Governor Newsom has signed AB51 into law. The new statute purports to prohibit employers from requiring applicants or employees to waive their rights bring lawsuits to vindicate their labor and employment claims. It adds new Labor Code section 432.6, which, effective January 1, 2020, will provide:

(a) A person shall not, as a condition of employment, continued employment, or the receipt of any employment-related benefit, require any applicant for employment or any employee to waive any right, forum, or procedure for a violation of any provision of the California Fair Employment and Housing Act … or this code, including the right to file and pursue a civil action or a complaint with, or otherwise notify, any state agency, other public prosecutor, law enforcement agency, or any court or other governmental entity of any alleged violation.

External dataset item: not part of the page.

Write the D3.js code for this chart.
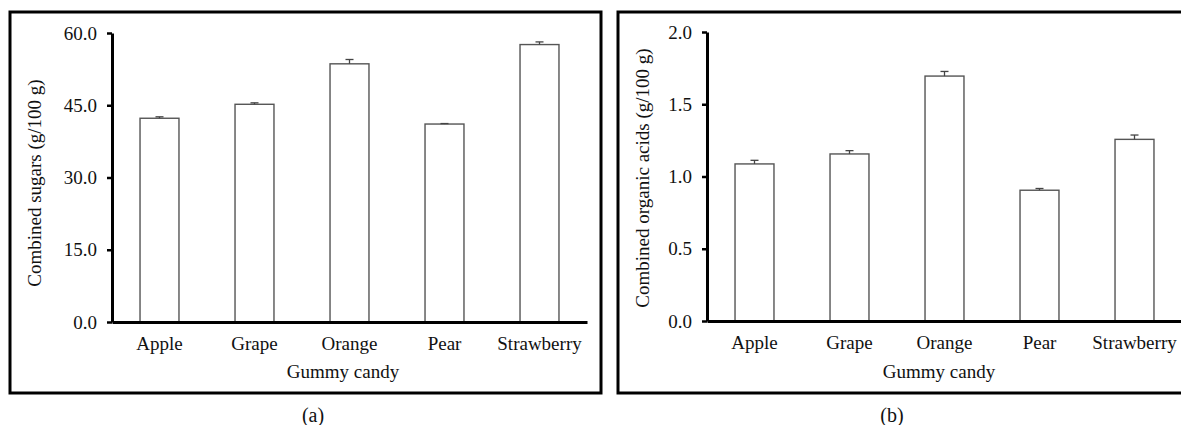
<!DOCTYPE html>
<html>
<head>
<meta charset="utf-8">
<script src="https://cdn.jsdelivr.net/npm/d3@7"></script>
<style>
  body { margin: 0; background: #fff; }
  svg { display: block; font-family: "Liberation Serif", "Times New Roman", serif; }
</style>
</head>
<body>
<div id="chart"></div>
<script>
const candies = ["Apple", "Grape", "Orange", "Pear", "Strawberry"];

// panel (a): combined sugars
const sugars = [42.3, 45.2, 53.6, 41.1, 57.6];
const sugarsErr = [0.3, 0.3, 0.9, 0.1, 0.55];
const sugarsTicks = [0, 15, 30, 45, 60];

// panel (b): combined organic acids
const acids = [1.087, 1.156, 1.695, 0.905, 1.257];
const acidsErr = [0.025, 0.023, 0.032, 0.012, 0.03];
const acidsTicks = [0, 0.5, 1.0, 1.5, 2.0];

const width = 1181, height = 425;

const svg = d3.select("#chart").append("svg")
    .attr("width", width)
    .attr("height", height);

function drawPanel(opts) {
  const g = svg.append("g");

  // frame around the panel
  g.append("rect")
      .attr("x", opts.frame[0])
      .attr("y", opts.frame[1])
      .attr("width", opts.frame[2])
      .attr("height", opts.frame[3])
      .attr("fill", "none")
      .attr("stroke", "#000")
      .attr("stroke-width", 3);

  const x = d3.scaleBand()
      .domain(candies)
      .range([opts.x0, opts.x0 + 475])
      .paddingInner(0.59)
      .paddingOuter(0.295);

  const y = d3.scaleLinear()
      .domain(opts.yDomain)
      .range([opts.yBottom, opts.yTop]);

  const rows = candies.map((c, i) => ({name: c, v: opts.values[i], e: opts.errors[i]}));

  // bars
  g.selectAll(".bar")
    .data(rows)
    .join("rect")
      .attr("class", "bar")
      .attr("x", d => x(d.name))
      .attr("y", d => y(d.v))
      .attr("width", x.bandwidth())
      .attr("height", d => y(0) - y(d.v))
      .attr("fill", "#fff")
      .attr("stroke", "#555")
      .attr("stroke-width", 1.4);

  // error bars (upper half only)
  const eb = g.selectAll(".err")
    .data(rows)
    .join("g")
      .attr("class", "err")
      .attr("stroke", "#444")
      .attr("stroke-width", 1.3);
  eb.append("line")
      .attr("x1", d => x(d.name) + x.bandwidth() / 2)
      .attr("x2", d => x(d.name) + x.bandwidth() / 2)
      .attr("y1", d => y(d.v))
      .attr("y2", d => y(d.v + d.e));
  eb.append("line")
      .attr("x1", d => x(d.name) + x.bandwidth() / 2 - 4)
      .attr("x2", d => x(d.name) + x.bandwidth() / 2 + 4)
      .attr("y1", d => y(d.v + d.e))
      .attr("y2", d => y(d.v + d.e));

  // y axis
  g.append("g")
      .attr("transform", `translate(${opts.x0},0)`)
      .call(d3.axisLeft(y).tickValues(opts.ticks).tickFormat(d3.format(".1f"))
          .tickSize(5).tickSizeOuter(0).tickPadding(10))
      .call(a => a.select(".domain").attr("stroke-width", 3))
      .call(a => a.selectAll(".tick line").attr("stroke-width", 2.5))
      .call(a => a.selectAll("text").attr("font-size", 19).attr("fill", "#111")
          .attr("font-family", "Liberation Serif"));

  // x axis
  g.append("g")
      .attr("transform", `translate(0,${opts.yBottom})`)
      .call(d3.axisBottom(x).tickSize(0).tickPadding(15))
      .call(a => a.select(".domain").attr("stroke-width", 3))
      .call(a => a.selectAll("text").attr("font-size", 19).attr("fill", "#111")
          .attr("font-family", "Liberation Serif"));

  // axis titles
  g.append("text")
      .attr("transform", `translate(${opts.yLabelX},${opts.yLabelY}) rotate(-90)`)
      .attr("text-anchor", "middle")
      .attr("font-size", 19)
      .attr("fill", "#111")
      .text(opts.yLabel);

  g.append("text")
      .attr("x", opts.xLabelX)
      .attr("y", 378)
      .attr("text-anchor", "middle")
      .attr("font-size", 19)
      .attr("fill", "#111")
      .text("Gummy candy");

  g.append("text")
      .attr("x", opts.tagX)
      .attr("y", 422)
      .attr("text-anchor", "middle")
      .attr("font-size", 20)
      .attr("fill", "#111")
      .text(opts.tag);
}

drawPanel({
  frame: [10, 12, 591, 381],
  x0: 112, yTop: 33, yBottom: 322,
  yDomain: [0, 60], ticks: sugarsTicks,
  values: sugars, errors: sugarsErr,
  yLabel: "Combined sugars (g/100 g)", yLabelX: 41, yLabelY: 183,
  xLabelX: 343, tag: "(a)", tagX: 313
});

drawPanel({
  frame: [618, 12, 600, 381],
  x0: 707, yTop: 32, yBottom: 321,
  yDomain: [0, 2], ticks: acidsTicks,
  values: acids, errors: acidsErr,
  yLabel: "Combined organic acids (g/100 g)", yLabelX: 649, yLabelY: 178,
  xLabelX: 939, tag: "(b)", tagX: 892
});
</script>
</body>
</html>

(b) An employer shall not threaten, retaliate or discriminate against, or terminate any applicant for employment or any employee because of the refusal to consent to the waiver of any right, forum, or procedure for a violation of the California Fair Employment and Housing Act or this code, including the right to file and pursue a civil action or a complaint with, or otherwise notify, any state agency, other public prosecutor, law enforcement agency, or any court or other governmental entity of any alleged violation.

The new statute will only affect attempts to require arbitration in employment after January 1, 2020. Enforcement of existing arbitration clauses will be governed by the principles established in Armendariz v. Foundation Health Psychcare Services, Inc.,24 Cal.4th 83 (2000).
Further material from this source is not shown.